Both cases are important since they helped to defend principles of judicial information openness.
3. Archive Data Declassification Term Abuse (see the case in the FIF Liigation Register)
Nikita Astashin, a researcher, contested abuse of his application's review term by the Chief Command of the Interior Ministry's internal troops. Upon his request from January 2012 for declassification of some documents, he got an answer that they will be reviewed for possible declassification only in 2013 (instead of three months defined by law).
In October 2012, the Lefortovsky district court of Moscow fully satisfied Astashin's demands and obliged the military body to review his request in three months. In December 2012, Astashin received a reply that the archive documents of interest for him could be declassified.
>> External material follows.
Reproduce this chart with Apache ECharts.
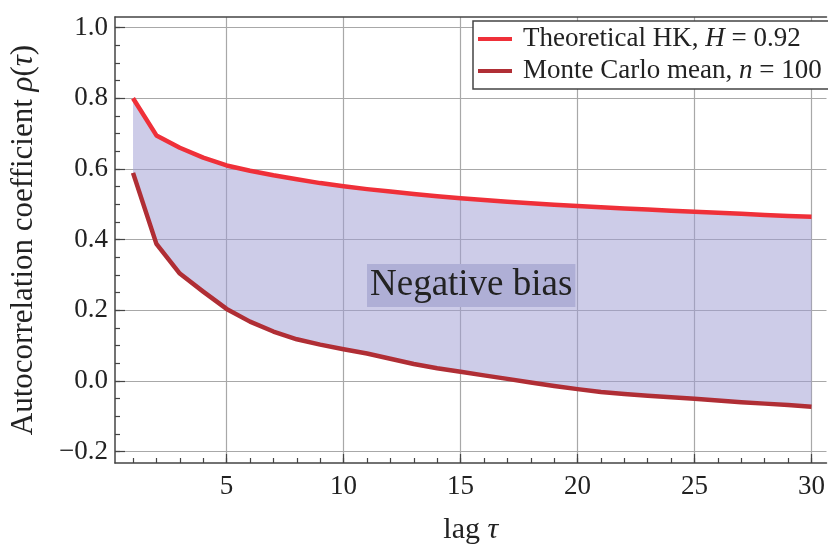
<!DOCTYPE html>
<html>
<head>
<meta charset="utf-8">
<script src="https://cdn.jsdelivr.net/npm/echarts@6/dist/echarts.min.js"></script>
<style>
html,body{margin:0;padding:0;background:#fff;}
#c{width:828px;height:550px;}
</style>
</head>
<body>
<div id="c"></div>
<script>
const lags = [1,2,3,4,5,6,7,8,9,10,11,12,13,14,15,16,17,18,19,20,21,22,23,24,25,26,27,28,29,30];
const theoreticalHK = [0.800,0.695,0.660,0.632,0.610,0.595,0.582,0.571,0.560,0.551,0.543,0.536,0.529,0.523,0.517,0.512,0.507,0.503,0.499,0.495,0.492,0.488,0.485,0.482,0.479,0.476,0.473,0.470,0.467,0.465];
const monteCarloMean = [0.589,0.388,0.304,0.253,0.204,0.168,0.140,0.118,0.103,0.090,0.078,0.063,0.048,0.036,0.026,0.016,0.006,-0.004,-0.014,-0.023,-0.031,-0.037,-0.042,-0.046,-0.050,-0.055,-0.060,-0.064,-0.068,-0.073];
const xMajorTicks = [5,10,15,20,25,30];
const xMinorTicks = [1,2,3,4,5,6,7,8,9,10,11,12,13,14,15,16,17,18,19,20,21,22,23,24,25,26,27,28,29,30];
const yMajorTicks = [-0.2,0,0.2,0.4,0.6,0.8,1.0];
const yMinorTicks = [-0.2,-0.15,-0.1,-0.05,0,0.05,0.1,0.15,0.2,0.25,0.3,0.35,0.4,0.45,0.5,0.55,0.6,0.65,0.7,0.75,0.8,0.85,0.9,0.95,1.0];
const seriesNames = ['Theoretical HK, H = 0.92', 'Monte Carlo mean, n = 100'];
const annotationText = 'Negative bias';

const FONT = '"Liberation Serif", "DejaVu Serif", serif';
const X_MIN = 0.23, X_MAX = 30.64, Y_MIN = -0.232, Y_MAX = 1.03;

const chart = echarts.init(document.getElementById('c'), null, {renderer: 'canvas'});

const bandData = lags.map((l, i) => [l, theoreticalHK[i], monteCarloMean[i]]);

function fmtY(v) {
  const s = Math.abs(v).toFixed(1);
  return v < -1e-9 ? '\u2212' + s : s;
}

function renderBand(params, api) {
  if (params.dataIndex !== 0) return null;
  const pts = [];
  for (let i = 0; i < lags.length; i++) pts.push(api.coord([lags[i], theoreticalHK[i]]));
  for (let i = lags.length - 1; i >= 0; i--) pts.push(api.coord([lags[i], monteCarloMean[i]]));
  return {type: 'polygon', shape: {points: pts}, style: {fill: 'rgba(160,158,210,0.52)', stroke: null}, silent: true};
}

chart.setOption({
  animation: false,
  backgroundColor: '#fff',
  grid: {left: 114, top: 17, right: 0, bottom: 84, show: false},
  legend: {
    data: seriesNames,
    orient: 'vertical',
    left: 473, top: 21,
    backgroundColor: '#fff',
    borderColor: '#444', borderWidth: 1.5, borderRadius: 0,
    padding: [4, 8, 4, 5],
    itemGap: 4,
    itemWidth: 34, itemHeight: 4,
    icon: 'rect',
    textStyle: {fontFamily: FONT, fontSize: 27, color: '#222', lineHeight: 28, padding: [0, 0, 0, 6], rich: {
      i: {fontFamily: FONT, fontStyle: 'italic', fontSize: 27, color: '#222', lineHeight: 28}
    }},
    formatter: function (name) {
      if (name === seriesNames[0]) return 'Theoretical HK, {i|H} = 0.92';
      return 'Monte Carlo mean, {i|n} = 100';
    }
  },
  xAxis: [{
    type: 'value', min: X_MIN, max: X_MAX, position: 'bottom',
    name: 'lag {i|\u03c4}', nameLocation: 'middle', nameGap: 52,
    nameTextStyle: {fontFamily: FONT, fontSize: 30, color: '#222', rich: {i: {fontFamily: FONT, fontStyle: 'italic', fontSize: 30, color: '#222'}}},
    axisLine: {show: true, onZero: false, lineStyle: {color: '#444', width: 1.5}},
    axisTick: {show: true, inside: true, length: 9, customValues: xMajorTicks, lineStyle: {color: '#444', width: 1.2}},
    axisLabel: {show: true, customValues: xMajorTicks, margin: 10, fontFamily: FONT, fontSize: 27, color: '#222', formatter: v => String(v)},
    splitLine: {show: true, lineStyle: {color: '#a8a8a8', width: 1.2}}
  }, {
    type: 'value', min: X_MIN, max: X_MAX, position: 'bottom',
    axisLine: {show: false, onZero: false},
    axisTick: {show: true, inside: true, length: 5, customValues: xMinorTicks, lineStyle: {color: '#444', width: 1.2}},
    axisLabel: {show: false},
    splitLine: {show: false}
  }, {
    type: 'value', min: X_MIN, max: X_MAX, position: 'top',
    axisLine: {show: true, onZero: false, lineStyle: {color: '#444', width: 1.5}},
    axisTick: {show: false},
    axisLabel: {show: false},
    splitLine: {show: false}
  }],
  yAxis: [{
    type: 'value', min: Y_MIN, max: Y_MAX, position: 'left',
    name: 'Autocorrelation coefficient {i|\u03c1}({i|\u03c4})', nameLocation: 'middle', nameGap: 76,
    nameTextStyle: {fontFamily: FONT, fontSize: 31, color: '#222', rich: {i: {fontFamily: FONT, fontStyle: 'italic', fontSize: 31, color: '#222'}}},
    axisLine: {show: true, onZero: false, lineStyle: {color: '#444', width: 1.5}},
    axisTick: {show: true, inside: true, length: 10, customValues: yMajorTicks, lineStyle: {color: '#444', width: 1.2}},
    axisLabel: {show: true, customValues: yMajorTicks, margin: 7, fontFamily: FONT, fontSize: 27, color: '#222', formatter: fmtY},
    splitLine: {show: true, lineStyle: {color: '#a8a8a8', width: 1.2}}
  }, {
    type: 'value', min: Y_MIN, max: Y_MAX, position: 'left',
    axisLine: {show: false, onZero: false},
    axisTick: {show: true, inside: true, length: 5, customValues: yMinorTicks, lineStyle: {color: '#444', width: 1.2}},
    axisLabel: {show: false},
    splitLine: {show: false}
  }],
  series: [{
    name: 'band', type: 'custom', xAxisIndex: 0, yAxisIndex: 0,
    data: bandData, encode: {x: 0, y: [1, 2]},
    renderItem: renderBand, silent: true, z: 1
  }, {
    name: seriesNames[0], type: 'line', xAxisIndex: 0, yAxisIndex: 0,
    data: lags.map((l, i) => [l, theoreticalHK[i]]),
    symbol: 'none', color: '#ef3039', z: 3,
    lineStyle: {color: '#ef3039', width: 4.5, cap: 'butt', join: 'round'}
  }, {
    name: seriesNames[1], type: 'line', xAxisIndex: 0, yAxisIndex: 0,
    data: lags.map((l, i) => [l, monteCarloMean[i]]),
    symbol: 'none', color: '#b02e35', z: 3,
    lineStyle: {color: '#b02e35', width: 4.5, cap: 'butt', join: 'round'}
  }],
  graphic: [{
    type: 'text', left: 367, top: 264, z: 100,
    style: {text: annotationText, fontFamily: FONT, fontSize: 37, fill: '#222',
      backgroundColor: '#afafd6', padding: [3, 3, 3, 3]}
  }]
});
</script>
</body>
</html>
This is an important court precedent: the court found unlawful the practice of government bodies to review requests for archive data declassification in accordance with their own convenience instead of observing law-defined terms (thus making serious obstacles for work of historians and other researchers that are to wait till their declassification requests are reviewed). This is the first court victory in a case on term abuse; we hope it can change the common red-tapery practice of governmental bodies and their archives.
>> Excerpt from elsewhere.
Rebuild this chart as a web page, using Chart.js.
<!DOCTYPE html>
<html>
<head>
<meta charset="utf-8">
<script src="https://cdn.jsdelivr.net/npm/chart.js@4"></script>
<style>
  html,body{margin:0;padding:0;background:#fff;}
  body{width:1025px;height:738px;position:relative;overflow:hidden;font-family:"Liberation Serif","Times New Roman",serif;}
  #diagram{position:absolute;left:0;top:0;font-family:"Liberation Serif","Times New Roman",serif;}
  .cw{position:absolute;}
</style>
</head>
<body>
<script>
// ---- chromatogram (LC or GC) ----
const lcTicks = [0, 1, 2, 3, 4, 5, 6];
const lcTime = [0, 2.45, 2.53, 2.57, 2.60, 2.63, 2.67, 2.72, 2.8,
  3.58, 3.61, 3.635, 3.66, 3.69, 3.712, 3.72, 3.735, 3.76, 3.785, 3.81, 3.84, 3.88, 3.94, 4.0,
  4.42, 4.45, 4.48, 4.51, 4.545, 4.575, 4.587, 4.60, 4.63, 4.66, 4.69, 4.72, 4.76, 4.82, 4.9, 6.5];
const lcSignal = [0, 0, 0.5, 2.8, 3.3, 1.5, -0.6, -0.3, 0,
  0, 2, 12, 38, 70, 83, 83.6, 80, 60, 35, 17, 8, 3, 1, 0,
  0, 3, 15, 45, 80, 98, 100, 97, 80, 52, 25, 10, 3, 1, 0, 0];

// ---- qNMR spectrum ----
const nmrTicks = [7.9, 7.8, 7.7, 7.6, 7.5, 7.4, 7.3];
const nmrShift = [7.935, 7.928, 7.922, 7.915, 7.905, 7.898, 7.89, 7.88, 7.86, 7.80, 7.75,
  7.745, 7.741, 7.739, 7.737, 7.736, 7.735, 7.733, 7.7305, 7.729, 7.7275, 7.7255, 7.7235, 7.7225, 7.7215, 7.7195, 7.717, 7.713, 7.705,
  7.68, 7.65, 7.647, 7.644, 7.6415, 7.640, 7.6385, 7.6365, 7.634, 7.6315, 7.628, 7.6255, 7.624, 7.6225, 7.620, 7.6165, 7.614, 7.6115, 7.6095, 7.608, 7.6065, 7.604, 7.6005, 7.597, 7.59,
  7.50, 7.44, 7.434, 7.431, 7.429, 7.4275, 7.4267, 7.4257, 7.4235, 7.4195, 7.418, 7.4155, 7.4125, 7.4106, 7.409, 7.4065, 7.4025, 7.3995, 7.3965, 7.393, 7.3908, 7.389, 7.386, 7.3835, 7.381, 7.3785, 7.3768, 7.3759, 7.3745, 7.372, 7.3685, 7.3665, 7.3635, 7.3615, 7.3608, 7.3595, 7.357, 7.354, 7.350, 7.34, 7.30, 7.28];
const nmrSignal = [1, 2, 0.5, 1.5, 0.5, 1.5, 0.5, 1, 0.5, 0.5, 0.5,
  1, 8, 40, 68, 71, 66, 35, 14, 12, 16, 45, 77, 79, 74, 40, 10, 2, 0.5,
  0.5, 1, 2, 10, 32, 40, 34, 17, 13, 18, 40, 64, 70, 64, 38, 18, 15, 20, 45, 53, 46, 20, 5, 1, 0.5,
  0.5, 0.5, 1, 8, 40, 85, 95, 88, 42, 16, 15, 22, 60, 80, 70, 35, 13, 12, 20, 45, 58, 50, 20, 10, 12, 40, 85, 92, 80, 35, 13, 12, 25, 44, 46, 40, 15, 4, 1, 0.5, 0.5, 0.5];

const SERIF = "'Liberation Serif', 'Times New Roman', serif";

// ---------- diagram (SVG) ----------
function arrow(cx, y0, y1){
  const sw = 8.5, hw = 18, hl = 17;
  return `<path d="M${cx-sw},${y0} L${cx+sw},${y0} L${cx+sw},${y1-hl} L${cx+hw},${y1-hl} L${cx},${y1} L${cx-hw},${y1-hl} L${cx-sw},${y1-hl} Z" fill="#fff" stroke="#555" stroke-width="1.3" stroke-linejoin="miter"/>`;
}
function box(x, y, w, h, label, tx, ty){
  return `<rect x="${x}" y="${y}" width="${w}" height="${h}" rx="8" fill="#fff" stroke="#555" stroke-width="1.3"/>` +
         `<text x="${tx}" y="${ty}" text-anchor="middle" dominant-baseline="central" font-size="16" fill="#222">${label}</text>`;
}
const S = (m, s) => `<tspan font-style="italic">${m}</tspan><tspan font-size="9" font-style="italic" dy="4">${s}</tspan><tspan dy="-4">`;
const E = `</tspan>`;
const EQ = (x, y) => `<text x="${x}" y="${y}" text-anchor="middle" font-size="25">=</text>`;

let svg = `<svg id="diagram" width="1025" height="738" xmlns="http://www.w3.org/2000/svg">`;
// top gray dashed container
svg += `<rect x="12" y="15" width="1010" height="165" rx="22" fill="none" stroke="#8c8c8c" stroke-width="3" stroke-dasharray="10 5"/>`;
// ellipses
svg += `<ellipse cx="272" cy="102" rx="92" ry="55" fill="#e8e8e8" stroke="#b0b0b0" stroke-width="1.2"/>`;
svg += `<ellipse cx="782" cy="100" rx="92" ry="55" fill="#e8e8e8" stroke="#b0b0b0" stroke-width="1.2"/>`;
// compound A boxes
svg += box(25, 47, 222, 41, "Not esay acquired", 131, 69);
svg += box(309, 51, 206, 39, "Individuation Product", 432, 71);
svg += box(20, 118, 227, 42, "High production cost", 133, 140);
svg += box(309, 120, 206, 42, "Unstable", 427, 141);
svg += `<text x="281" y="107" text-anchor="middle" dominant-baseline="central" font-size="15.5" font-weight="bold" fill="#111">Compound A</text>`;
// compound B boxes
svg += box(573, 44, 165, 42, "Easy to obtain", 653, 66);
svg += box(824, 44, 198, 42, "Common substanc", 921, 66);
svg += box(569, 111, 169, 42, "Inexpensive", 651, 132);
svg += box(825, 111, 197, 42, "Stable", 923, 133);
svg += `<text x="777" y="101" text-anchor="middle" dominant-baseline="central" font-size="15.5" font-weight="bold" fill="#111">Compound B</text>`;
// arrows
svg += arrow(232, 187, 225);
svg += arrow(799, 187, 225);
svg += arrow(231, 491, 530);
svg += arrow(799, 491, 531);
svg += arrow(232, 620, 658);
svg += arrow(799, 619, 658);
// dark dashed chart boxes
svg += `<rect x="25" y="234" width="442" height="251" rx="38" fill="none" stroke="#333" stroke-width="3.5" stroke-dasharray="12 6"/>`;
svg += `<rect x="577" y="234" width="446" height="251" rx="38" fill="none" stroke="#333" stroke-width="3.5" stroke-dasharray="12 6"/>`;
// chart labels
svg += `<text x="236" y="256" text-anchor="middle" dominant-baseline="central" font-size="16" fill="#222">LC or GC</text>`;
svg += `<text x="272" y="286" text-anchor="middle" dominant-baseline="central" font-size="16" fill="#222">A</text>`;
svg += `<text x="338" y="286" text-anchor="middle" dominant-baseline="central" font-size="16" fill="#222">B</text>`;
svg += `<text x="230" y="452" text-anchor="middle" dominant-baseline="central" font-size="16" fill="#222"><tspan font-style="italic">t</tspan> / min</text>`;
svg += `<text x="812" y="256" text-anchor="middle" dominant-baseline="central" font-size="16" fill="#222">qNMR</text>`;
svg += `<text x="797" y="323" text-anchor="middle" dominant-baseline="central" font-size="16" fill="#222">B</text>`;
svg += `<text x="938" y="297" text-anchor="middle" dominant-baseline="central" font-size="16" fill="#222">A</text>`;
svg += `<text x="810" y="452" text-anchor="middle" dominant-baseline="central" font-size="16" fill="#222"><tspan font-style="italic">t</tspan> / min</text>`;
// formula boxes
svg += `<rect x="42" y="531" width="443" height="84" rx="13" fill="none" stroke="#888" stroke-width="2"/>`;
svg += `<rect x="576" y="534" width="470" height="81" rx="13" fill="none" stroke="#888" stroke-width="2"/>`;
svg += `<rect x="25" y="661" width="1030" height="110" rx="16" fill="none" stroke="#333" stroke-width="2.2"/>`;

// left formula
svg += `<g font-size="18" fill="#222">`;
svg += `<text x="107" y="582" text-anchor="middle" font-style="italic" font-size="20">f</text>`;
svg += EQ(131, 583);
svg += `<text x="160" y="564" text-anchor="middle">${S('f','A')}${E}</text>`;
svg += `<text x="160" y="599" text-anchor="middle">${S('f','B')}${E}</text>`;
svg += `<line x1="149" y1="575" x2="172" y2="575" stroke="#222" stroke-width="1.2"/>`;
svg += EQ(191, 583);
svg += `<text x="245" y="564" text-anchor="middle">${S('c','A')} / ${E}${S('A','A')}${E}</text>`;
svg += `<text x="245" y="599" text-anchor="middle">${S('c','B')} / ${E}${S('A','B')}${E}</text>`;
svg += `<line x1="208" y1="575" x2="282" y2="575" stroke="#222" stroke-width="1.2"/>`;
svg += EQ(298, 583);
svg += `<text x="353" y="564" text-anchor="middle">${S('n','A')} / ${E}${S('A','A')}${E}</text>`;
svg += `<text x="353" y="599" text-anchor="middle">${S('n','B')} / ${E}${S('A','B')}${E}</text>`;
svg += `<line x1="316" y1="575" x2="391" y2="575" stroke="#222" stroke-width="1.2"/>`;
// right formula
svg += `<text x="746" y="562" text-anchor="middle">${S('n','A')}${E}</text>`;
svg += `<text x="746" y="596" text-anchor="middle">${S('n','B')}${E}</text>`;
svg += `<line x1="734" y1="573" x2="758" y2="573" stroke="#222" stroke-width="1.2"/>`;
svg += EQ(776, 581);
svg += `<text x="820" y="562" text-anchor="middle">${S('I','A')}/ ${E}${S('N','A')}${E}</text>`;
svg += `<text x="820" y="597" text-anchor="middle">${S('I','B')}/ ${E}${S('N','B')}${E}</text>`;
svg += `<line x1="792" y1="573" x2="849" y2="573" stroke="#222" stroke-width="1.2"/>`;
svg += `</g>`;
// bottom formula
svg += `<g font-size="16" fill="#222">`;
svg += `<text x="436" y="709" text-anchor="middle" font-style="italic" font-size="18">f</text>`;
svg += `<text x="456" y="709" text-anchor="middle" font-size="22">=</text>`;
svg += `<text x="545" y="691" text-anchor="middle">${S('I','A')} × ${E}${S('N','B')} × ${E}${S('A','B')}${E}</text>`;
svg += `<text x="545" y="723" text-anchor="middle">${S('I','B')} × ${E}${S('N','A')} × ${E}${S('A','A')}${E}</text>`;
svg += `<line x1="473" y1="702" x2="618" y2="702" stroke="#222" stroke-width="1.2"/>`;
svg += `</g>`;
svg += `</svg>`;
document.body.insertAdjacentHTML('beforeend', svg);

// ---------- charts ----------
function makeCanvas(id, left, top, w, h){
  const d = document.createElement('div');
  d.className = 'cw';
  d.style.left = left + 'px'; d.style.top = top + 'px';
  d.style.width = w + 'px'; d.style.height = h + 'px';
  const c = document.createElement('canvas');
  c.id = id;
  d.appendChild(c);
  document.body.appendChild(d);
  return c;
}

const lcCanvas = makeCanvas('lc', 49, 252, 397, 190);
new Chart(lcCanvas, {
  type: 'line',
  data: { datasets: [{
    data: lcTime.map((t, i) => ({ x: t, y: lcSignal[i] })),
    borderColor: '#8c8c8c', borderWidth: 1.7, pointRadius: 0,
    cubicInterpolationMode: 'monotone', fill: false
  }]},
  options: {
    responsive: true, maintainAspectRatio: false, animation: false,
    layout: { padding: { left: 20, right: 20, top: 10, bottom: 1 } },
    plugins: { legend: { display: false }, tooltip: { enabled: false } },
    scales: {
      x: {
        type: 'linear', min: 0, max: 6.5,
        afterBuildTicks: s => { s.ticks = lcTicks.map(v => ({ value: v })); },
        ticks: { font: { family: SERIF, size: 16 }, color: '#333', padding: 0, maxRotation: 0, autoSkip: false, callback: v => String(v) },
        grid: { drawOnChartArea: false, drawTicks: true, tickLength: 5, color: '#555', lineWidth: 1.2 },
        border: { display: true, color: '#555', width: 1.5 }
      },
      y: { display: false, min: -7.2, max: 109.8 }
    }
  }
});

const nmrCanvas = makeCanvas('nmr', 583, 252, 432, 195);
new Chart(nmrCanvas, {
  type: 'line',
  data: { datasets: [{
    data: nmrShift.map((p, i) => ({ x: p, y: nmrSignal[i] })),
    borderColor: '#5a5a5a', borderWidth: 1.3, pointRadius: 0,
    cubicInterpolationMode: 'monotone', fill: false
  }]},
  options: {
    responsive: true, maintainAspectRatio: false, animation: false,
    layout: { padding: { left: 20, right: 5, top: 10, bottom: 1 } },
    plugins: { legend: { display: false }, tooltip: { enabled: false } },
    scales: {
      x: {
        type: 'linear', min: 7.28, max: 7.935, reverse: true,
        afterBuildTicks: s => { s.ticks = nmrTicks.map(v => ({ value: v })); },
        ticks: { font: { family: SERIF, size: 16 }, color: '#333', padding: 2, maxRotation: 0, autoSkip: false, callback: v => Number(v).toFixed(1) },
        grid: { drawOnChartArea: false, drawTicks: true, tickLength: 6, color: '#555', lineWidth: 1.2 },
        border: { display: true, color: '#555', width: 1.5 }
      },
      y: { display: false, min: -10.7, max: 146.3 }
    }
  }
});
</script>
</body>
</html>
4. Declassification of CPSU Documents (see the case in the FIF Litigation Register)
Mikhail Zolotonosov, a journalist and a researcher, contested in court a refusal of the St.-Petersburg Central State Archive of Historical and Political Documents to declassify archive excerpts from the Soviet Communist Party's (CPSU's) protocols and to provide them to him. Within the court procedure, the documents in question were declassified though the court refused to find unlawful the initial declassification denial. Now, the documents are available for any interested person.
5. Housing Fees' Calculation (see the case in the FIF Litigation Register)
A citizen contested an unlawful refusal to provide her with calculating fees for housing and municipal utilities in her apartment house. At the very first court hearing, the defendant organization, obviously seeking to avoid fines (introduced in 2012) for violating the Standard for Information Disclosure by House Managing Organizations, promised to provide all the information requested.
This case proves efficiency of a lawsuit for defending citizen's right for access to information in the field of housing and municipal services.
In these two cases, journalists contest prohibitions to attend a territorial election commission's meeting and to watch procedure of vote counting on the Presidential election day.
The cases, now pending review, are rather important court precedents revealing problems with observance of media rights to cover activities of collegial government bodies.
An Extrajudicial Victory
In June 2012, the Supreme Court of the Sakha (Yakutia) Republic supported the FIF's complaints against a refusal of a subordinate district court to publish online a number of its decisions' texts. After that, several court decisions of certain social significance were published at that district court's official website. This is practically the first example of a successful extrajudicial solution of a FOI issue (see details here).
We have reviewed the most significant cases and results of our legal team activities for 2012. However, the review covers only part of the work that has been done. To learn more about legal and other activities of the Freedom of Information Foundation in 2012, see our LiveReport.
On February 4, 2013, the St.-Petersburg City Court satisfied a special appeal from a Grazhdansky Golos (Civil Voice) newspaper journalist, returning to a district court for re-examination the case on the applicant's claim against the Territorial Election Commission #7 of St.-Petersburg and its member Ms Anastasia Shubina who had not let the applicant to attend a commission's meeting.